Interpolate vs Smart Object Resize

An interesting question came in about resizing images for court display.

Often times, we get small images that need to be displayed on large poster boards in courtrooms. What to do? I have used a rather involved process in the past that employs Photoshop, Acrobat, a flatbed scanner, a Fiery RIP, and a large format printer. It's rather complicated and time consuming but yields good results - if you have all of those pieces. But what if you don't?

Try this:
  1. Create a New Document in Photoshop at the final output size and resolution (e.g. 18"x24" @ 240 dpi). This will just be a blank page at first.
  2. Make sure that Bridge/Photoshop chooses ACR to handle your jpeg/tiff files and that they open as Smart Objects.
  3. Choose File>Place and select your image.
  4. Follow the prompts through until your image is placed in the new Photoshop document. It will be in a box with an X through it. You'll notice that the new layer has the Smart Object icon.
  5. Hold the Shift key down and drag the corner of the box to fill the new document area with your image. The Shift key locks in the aspect as you resize.
  6. Your image resizes without any additional blurring.
Because the Smart Object references the original file, the original remains intact and safely locked away.

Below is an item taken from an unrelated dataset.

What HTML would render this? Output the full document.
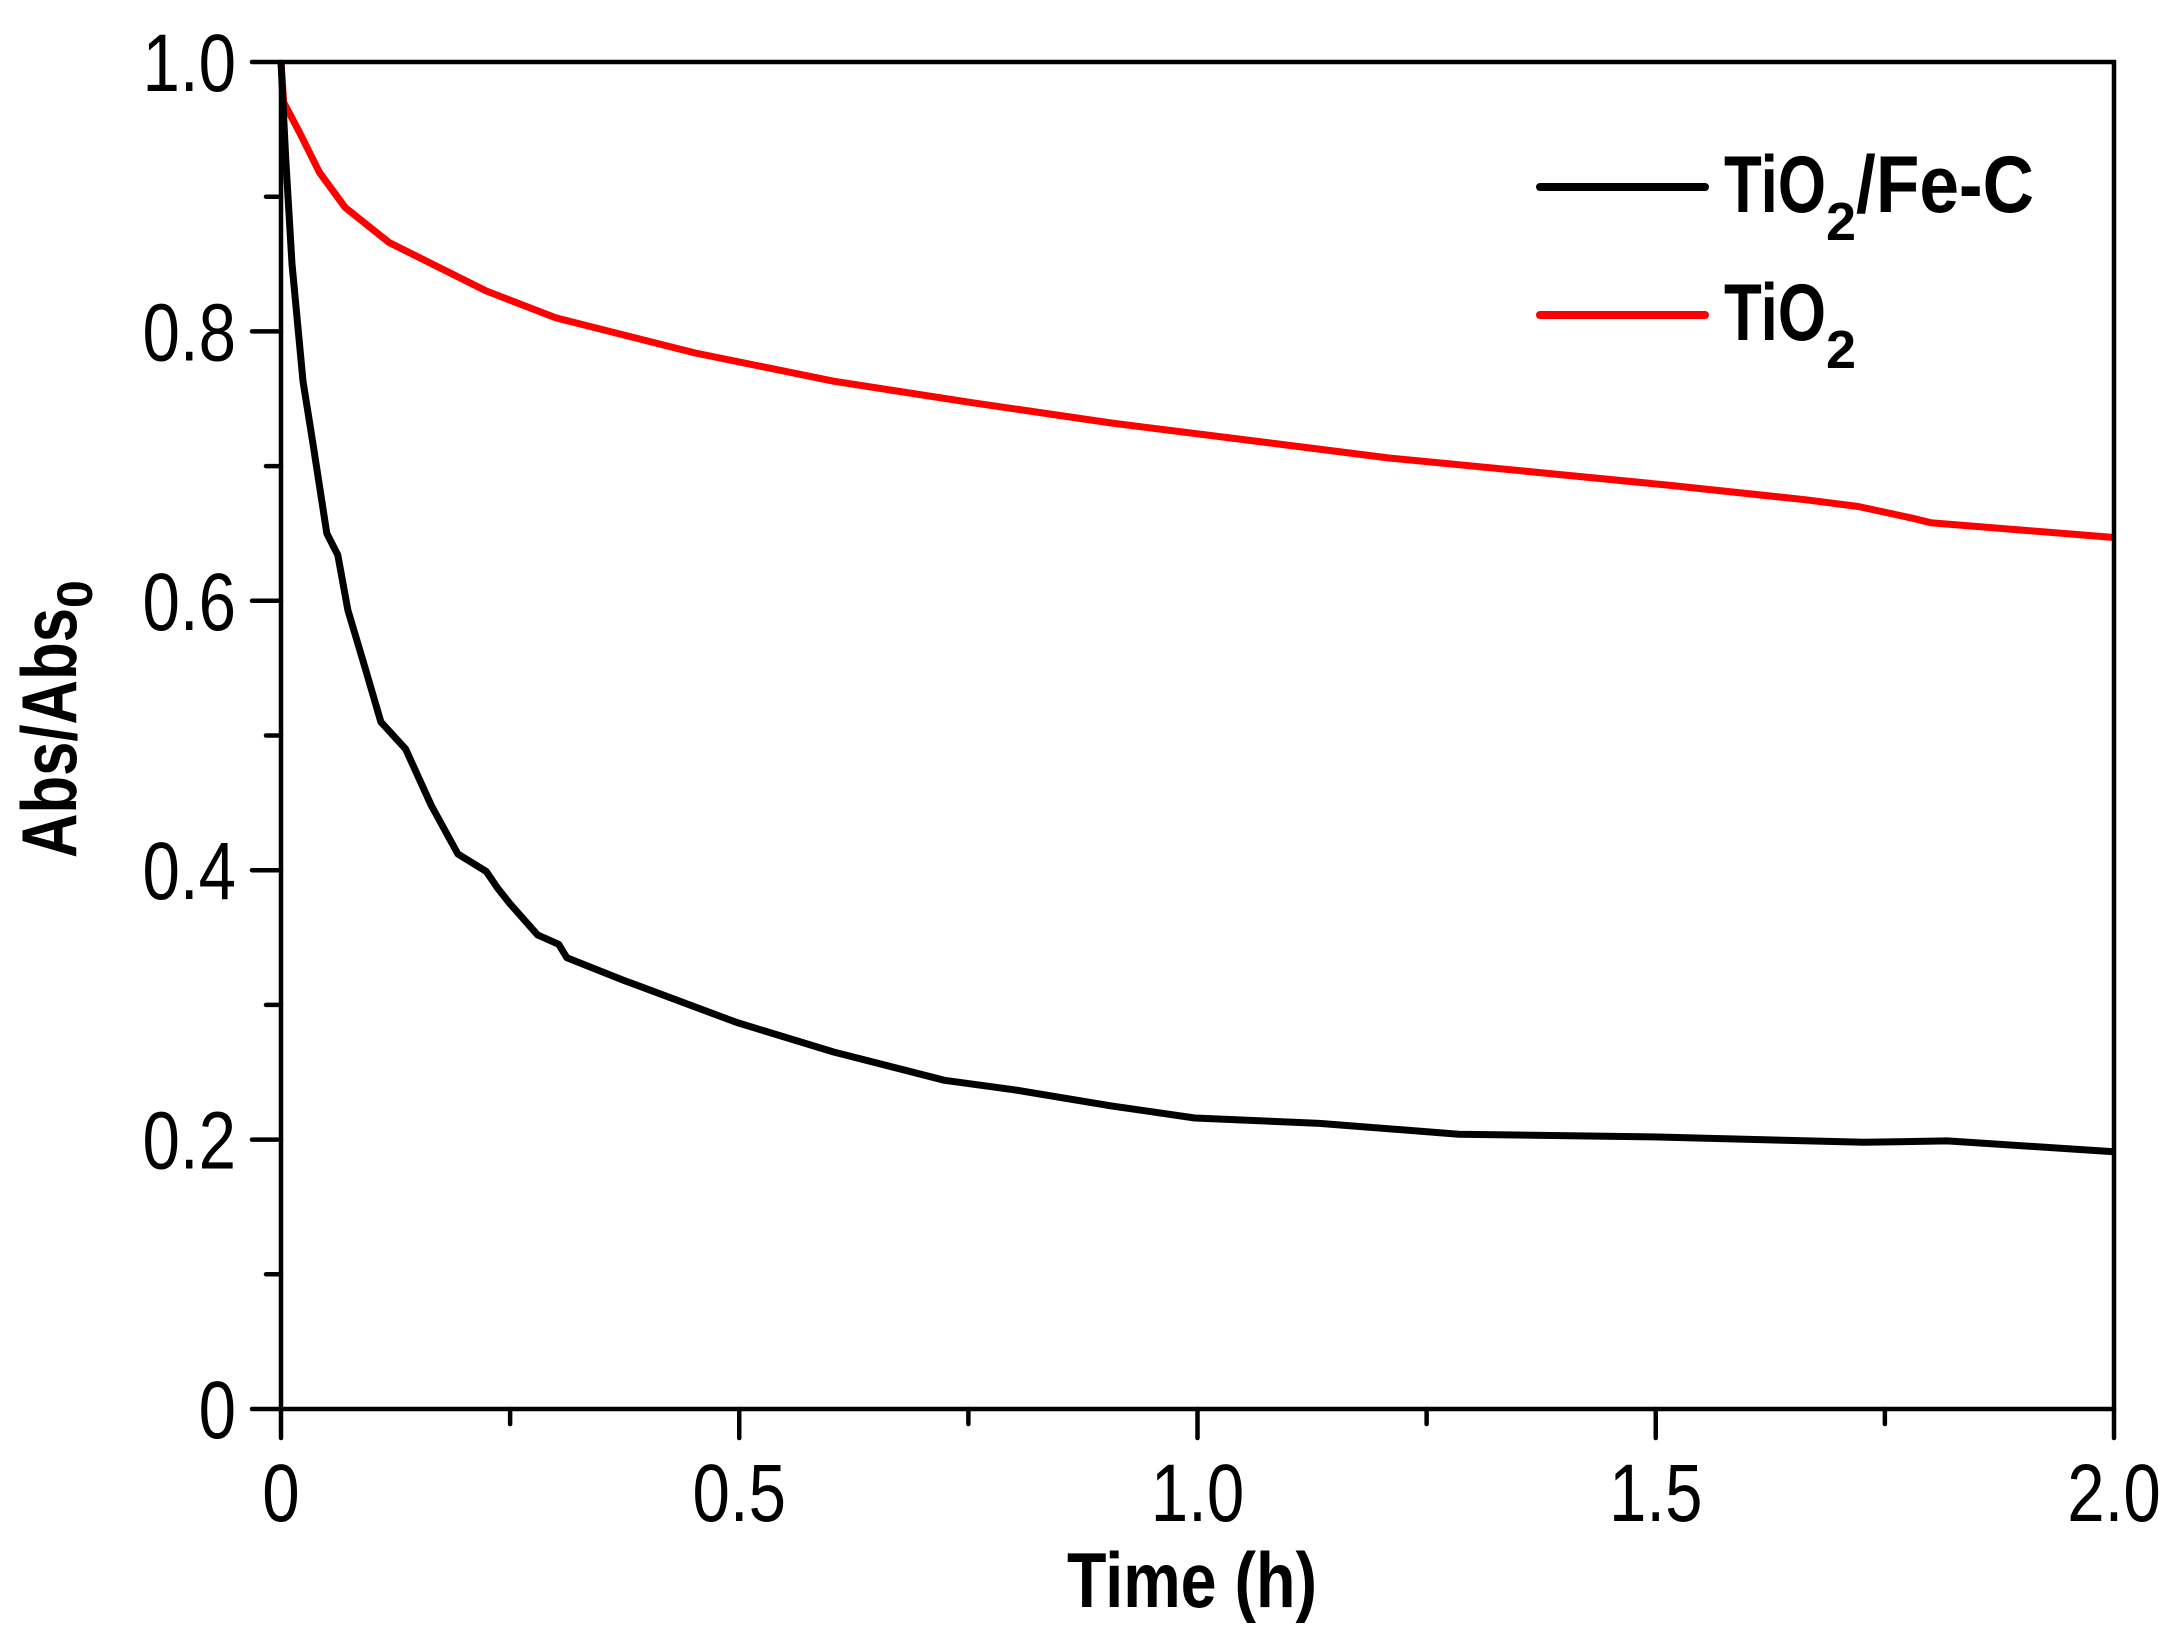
<!DOCTYPE html>
<html><head><meta charset="utf-8"><style>
html,body{margin:0;padding:0;background:#fff;}
svg{display:block;font-family:"Liberation Sans",Arial,sans-serif;}
</style></head><body>
<svg id="chart" width="2178" height="1644" viewBox="0 0 2178 1644" xmlns="http://www.w3.org/2000/svg"></svg>
<script>
const timeFeC = [0,0.005,0.012,0.024,0.035,0.05,0.062,0.073,0.091,0.109,0.136,0.164,0.193,0.224,0.236,0.25,0.28,0.303,0.312,0.375,0.497,0.603,0.724,0.8,0.906,0.997,1.133,1.285,1.497,1.727,1.818,2.0];
const valFeC  = [1.0,0.93,0.85,0.763,0.716,0.65,0.634,0.593,0.552,0.51,0.49,0.448,0.412,0.399,0.387,0.375,0.352,0.345,0.335,0.318,0.287,0.265,0.244,0.237,0.225,0.216,0.212,0.204,0.202,0.198,0.199,0.191];
const timeTiO2 = [0,0.003,0.02,0.042,0.07,0.118,0.224,0.3,0.452,0.603,0.755,0.906,1.058,1.209,1.361,1.512,1.664,1.721,1.782,1.8,2.0];
const valTiO2  = [1.0,0.97,0.948,0.918,0.892,0.866,0.83,0.81,0.784,0.763,0.747,0.732,0.719,0.706,0.696,0.686,0.675,0.67,0.661,0.658,0.647];
const yTicks = [0,0.2,0.4,0.6,0.8,1.0];
const yTickLabels = ["0","0.2","0.4","0.6","0.8","1.0"];
const xTicks = [0,0.5,1.0,1.5,2.0];
const xTickLabels = ["0","0.5","1.0","1.5","2.0"];

const NS="http://www.w3.org/2000/svg";
const svg=document.getElementById('chart');
const L=281,R=2114,T=62,B=1409;
const xs=v=>L+(v/2)*(R-L);
const ys=v=>B-v*(B-T);
function mk(tag,attrs){const e=document.createElementNS(NS,tag);for(const k in attrs)e.setAttribute(k,attrs[k]);svg.appendChild(e);return e;}

function series(tx,vy,color,name){
  const d=tx.map((t,i)=>(i?'L':'M')+xs(t).toFixed(1)+','+ys(vy[i]).toFixed(1)).join(' ');
  const p=mk('path',{d:d,fill:'none',stroke:color,'stroke-width':7,'stroke-linejoin':'round'});
  
  
}
series(timeTiO2,valTiO2,'#ff0000','tio2-line');
series(timeFeC,valFeC,'#000000','tio2-fe-c-line');

const fr=mk('rect',{x:L,y:T,width:R-L,height:B-T,fill:'none',stroke:'#000','stroke-width':4.5});



yTicks.forEach((v,i)=>{
  const t=mk('line',{x1:L-29,x2:L,y1:ys(v),y2:ys(v),stroke:'#000','stroke-width':4.5,'stroke-linecap':'round'});
  
  
  const tx=mk('text',{x:236,y:ys(v)+29,'text-anchor':'end','font-size':82,transform:`translate(236,0) scale(0.82,1) translate(-236,0)`});
  tx.textContent=yTickLabels[i];
  
  
  if(i<yTicks.length-1){
    const m=(v+yTicks[i+1])/2;
    const mt=mk('line',{x1:L-15,x2:L,y1:ys(m),y2:ys(m),stroke:'#000','stroke-width':4.5,'stroke-linecap':'round'});
    
    
  }
});
xTicks.forEach((v,i)=>{
  const t=mk('line',{x1:xs(v),x2:xs(v),y1:B,y2:B+29,stroke:'#000','stroke-width':4.5,'stroke-linecap':'round'});
  
  
  const cx=xs(v);
  const tx=mk('text',{x:cx,y:1521,'text-anchor':'middle','font-size':82,transform:`translate(${cx},0) scale(0.82,1) translate(${-cx},0)`});
  tx.textContent=xTickLabels[i];
  
  
  if(i<xTicks.length-1){
    const m=(v+xTicks[i+1])/2;
    const mt=mk('line',{x1:xs(m),x2:xs(m),y1:B,y2:B+15,stroke:'#000','stroke-width':4.5,'stroke-linecap':'round'});
    
    
  }
});
</script>
<svg style="position:absolute;left:0;top:0" width="2178" height="1644" xmlns="http://www.w3.org/2000/svg">
  <text x="1067" y="1607" font-size="78" font-weight="bold" textLength="250" lengthAdjust="spacingAndGlyphs" font-family="Liberation Sans, sans-serif">Time (h)</text>
  <text transform="translate(76,858) rotate(-90)" font-size="78" font-weight="bold" font-family="Liberation Sans, sans-serif"><tspan textLength="250" lengthAdjust="spacingAndGlyphs">Abs/Abs</tspan><tspan font-size="50" dy="16">0</tspan></text>
  <line x1="1540" y1="187" x2="1705" y2="187" stroke="#000" stroke-width="8" stroke-linecap="round"/>
  <text x="1724" y="212" font-size="81" font-weight="bold" font-family="Liberation Sans, sans-serif"><tspan textLength="102" lengthAdjust="spacingAndGlyphs">TiO</tspan><tspan font-size="54" dy="28">2</tspan><tspan dy="-28" textLength="178" lengthAdjust="spacingAndGlyphs">/Fe-C</tspan></text>
  <line x1="1540" y1="315" x2="1705" y2="315" stroke="#ff0000" stroke-width="8" stroke-linecap="round"/>
  <text x="1724" y="340" font-size="81" font-weight="bold" font-family="Liberation Sans, sans-serif"><tspan textLength="102" lengthAdjust="spacingAndGlyphs">TiO</tspan><tspan font-size="54" dy="28">2</tspan></text>
</svg>
</body></html>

The Smart Object is just a representation of the original and thus gets resized - up, down, and up again - without any damage to the original - unlike standard interpolation techniques.

Try this one for yourself and see what fun you can have with your images.

1 comment:

David Underhill said...

Thanks Jim -- I was trying to figure out how to compose several images and needed to be able to do just this. Thanks for sharing!